RECORDED DATA:
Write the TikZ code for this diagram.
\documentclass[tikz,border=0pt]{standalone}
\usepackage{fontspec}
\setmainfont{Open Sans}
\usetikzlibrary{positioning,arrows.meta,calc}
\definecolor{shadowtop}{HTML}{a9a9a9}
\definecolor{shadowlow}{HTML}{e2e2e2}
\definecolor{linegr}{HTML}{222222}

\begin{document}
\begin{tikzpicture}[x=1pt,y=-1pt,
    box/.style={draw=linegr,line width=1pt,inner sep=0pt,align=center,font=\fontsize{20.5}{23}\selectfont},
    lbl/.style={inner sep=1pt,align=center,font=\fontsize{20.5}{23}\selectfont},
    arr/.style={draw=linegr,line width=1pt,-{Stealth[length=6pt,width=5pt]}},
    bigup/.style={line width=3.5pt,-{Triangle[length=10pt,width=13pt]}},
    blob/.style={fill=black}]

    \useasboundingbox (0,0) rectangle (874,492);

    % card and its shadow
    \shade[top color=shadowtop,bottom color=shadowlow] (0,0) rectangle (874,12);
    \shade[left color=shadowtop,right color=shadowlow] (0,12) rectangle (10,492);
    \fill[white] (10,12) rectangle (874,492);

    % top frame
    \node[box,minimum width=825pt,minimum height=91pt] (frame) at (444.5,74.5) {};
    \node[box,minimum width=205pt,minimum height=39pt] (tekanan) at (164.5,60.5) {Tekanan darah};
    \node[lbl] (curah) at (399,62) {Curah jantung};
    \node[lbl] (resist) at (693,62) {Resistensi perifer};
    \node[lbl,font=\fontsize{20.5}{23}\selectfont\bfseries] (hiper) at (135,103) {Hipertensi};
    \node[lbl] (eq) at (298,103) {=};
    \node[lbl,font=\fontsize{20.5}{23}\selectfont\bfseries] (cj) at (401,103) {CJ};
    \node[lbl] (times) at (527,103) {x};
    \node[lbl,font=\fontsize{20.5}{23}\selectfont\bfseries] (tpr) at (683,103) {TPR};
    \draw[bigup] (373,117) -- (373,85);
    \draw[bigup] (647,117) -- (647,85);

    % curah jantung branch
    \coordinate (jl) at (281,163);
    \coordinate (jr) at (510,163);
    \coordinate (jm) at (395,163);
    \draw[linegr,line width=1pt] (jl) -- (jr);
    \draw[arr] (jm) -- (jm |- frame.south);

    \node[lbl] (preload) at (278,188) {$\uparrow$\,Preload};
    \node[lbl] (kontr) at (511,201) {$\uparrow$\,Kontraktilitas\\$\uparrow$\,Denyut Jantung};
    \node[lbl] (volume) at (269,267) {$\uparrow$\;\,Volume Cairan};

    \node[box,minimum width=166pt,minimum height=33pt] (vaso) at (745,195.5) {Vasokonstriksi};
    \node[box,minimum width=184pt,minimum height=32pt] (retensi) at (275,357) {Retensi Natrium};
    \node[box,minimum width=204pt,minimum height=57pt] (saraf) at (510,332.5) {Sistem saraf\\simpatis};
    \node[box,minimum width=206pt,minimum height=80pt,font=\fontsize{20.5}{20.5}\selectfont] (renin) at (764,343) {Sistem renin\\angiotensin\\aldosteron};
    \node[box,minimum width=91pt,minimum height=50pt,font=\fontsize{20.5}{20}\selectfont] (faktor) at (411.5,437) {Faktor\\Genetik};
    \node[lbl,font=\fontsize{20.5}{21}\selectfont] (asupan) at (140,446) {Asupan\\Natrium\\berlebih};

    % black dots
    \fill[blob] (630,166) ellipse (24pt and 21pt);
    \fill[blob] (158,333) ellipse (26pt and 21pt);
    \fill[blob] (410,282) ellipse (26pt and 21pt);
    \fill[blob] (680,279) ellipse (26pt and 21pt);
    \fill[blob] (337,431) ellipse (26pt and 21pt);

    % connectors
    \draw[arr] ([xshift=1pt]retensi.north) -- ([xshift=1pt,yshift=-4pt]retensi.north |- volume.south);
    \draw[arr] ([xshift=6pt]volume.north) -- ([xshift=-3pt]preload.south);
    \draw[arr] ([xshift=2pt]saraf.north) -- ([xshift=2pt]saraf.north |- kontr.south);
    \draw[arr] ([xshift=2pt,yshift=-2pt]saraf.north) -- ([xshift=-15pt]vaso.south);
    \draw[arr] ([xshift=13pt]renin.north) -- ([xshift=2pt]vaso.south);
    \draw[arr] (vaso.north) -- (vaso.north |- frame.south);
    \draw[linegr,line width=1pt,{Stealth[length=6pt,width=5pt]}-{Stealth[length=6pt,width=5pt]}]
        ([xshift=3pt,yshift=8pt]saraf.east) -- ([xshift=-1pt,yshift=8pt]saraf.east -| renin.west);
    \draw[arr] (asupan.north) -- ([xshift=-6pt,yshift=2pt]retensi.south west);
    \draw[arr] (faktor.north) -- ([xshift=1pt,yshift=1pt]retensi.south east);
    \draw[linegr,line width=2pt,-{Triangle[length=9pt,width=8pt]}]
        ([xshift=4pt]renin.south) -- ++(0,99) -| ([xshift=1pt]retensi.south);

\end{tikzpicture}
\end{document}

PROBLEM DETAILS:
Only the lines from the opening of the material through the line with "(10,12) rectangle (874,492);" should be echoed, exactly as written.

EXPECTED ANSWER:
Write the TikZ code for this diagram.
\documentclass[tikz,border=0pt]{standalone}
\usepackage{fontspec}
\setmainfont{Open Sans}
\usetikzlibrary{positioning,arrows.meta,calc}
\definecolor{shadowtop}{HTML}{a9a9a9}
\definecolor{shadowlow}{HTML}{e2e2e2}
\definecolor{linegr}{HTML}{222222}

\begin{document}
\begin{tikzpicture}[x=1pt,y=-1pt,
    box/.style={draw=linegr,line width=1pt,inner sep=0pt,align=center,font=\fontsize{20.5}{23}\selectfont},
    lbl/.style={inner sep=1pt,align=center,font=\fontsize{20.5}{23}\selectfont},
    arr/.style={draw=linegr,line width=1pt,-{Stealth[length=6pt,width=5pt]}},
    bigup/.style={line width=3.5pt,-{Triangle[length=10pt,width=13pt]}},
    blob/.style={fill=black}]

    \useasboundingbox (0,0) rectangle (874,492);

    % card and its shadow
    \shade[top color=shadowtop,bottom color=shadowlow] (0,0) rectangle (874,12);
    \shade[left color=shadowtop,right color=shadowlow] (0,12) rectangle (10,492);
    \fill[white] (10,12) rectangle (874,492);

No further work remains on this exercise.